For the wealthy and socially aspiring Edwardians, life in London, according to Alastair Service, was often hard work to get idle pleasure. During the season, society descended upon London for three months of socializing, networking, sport, pleasure, and otherwise strengthening ties between families and acquaintances. With so many aristocrats and moneyed people taking part in the social whirl, town houses were in big demand whether they could be built, purchased, or let for the duration of the season.
A few peers were in possession of large houses (Devonshire House, Spencer House, Stafford House, Londonderry House, etc), but most of society made do with elegant town mansions on or around the Grosvenor Estate in Mayfair in neo-Georgian, neo-Flemish, or neo-Elizabethan styles designed by such architects as Sir Ernest George, H. O. Cresswell. Detmar Blow and Fernand Billery, Eustace Balfour and Thackeray Turner, Sir Robert Edis, and various members of the Wimperis family. Though the return of the Liberal Government in 1906 slowed the flurry of building, many of the small Georgian houses in the area were demolished and rebuilt with Edwardian splendor between the years 1911 and 1913.

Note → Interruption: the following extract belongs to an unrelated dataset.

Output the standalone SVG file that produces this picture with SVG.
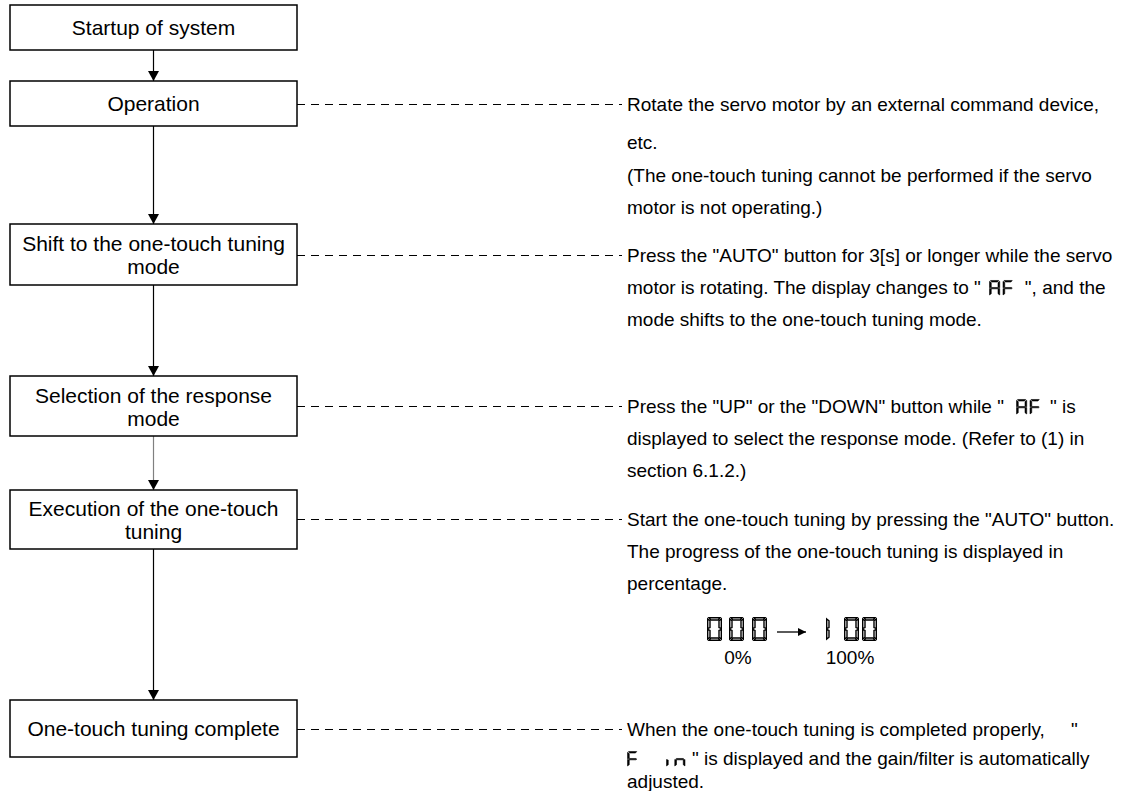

The town mansion profiled in this piece was designed by Ernest George and his partner Alfred Yeates on Charles Street, off Berkeley Square. Based on the floor plan, the house was constructed mostly for reception purposes, with the obviously less important bedrooms for the owners and maids’ reached by a secondary staircase (not shown) to the second and third floors. The house boasted up-to-date fixtures, with electricity throughout the entire house, a serving lift, and speaking tubes for the owners to speak with the servants.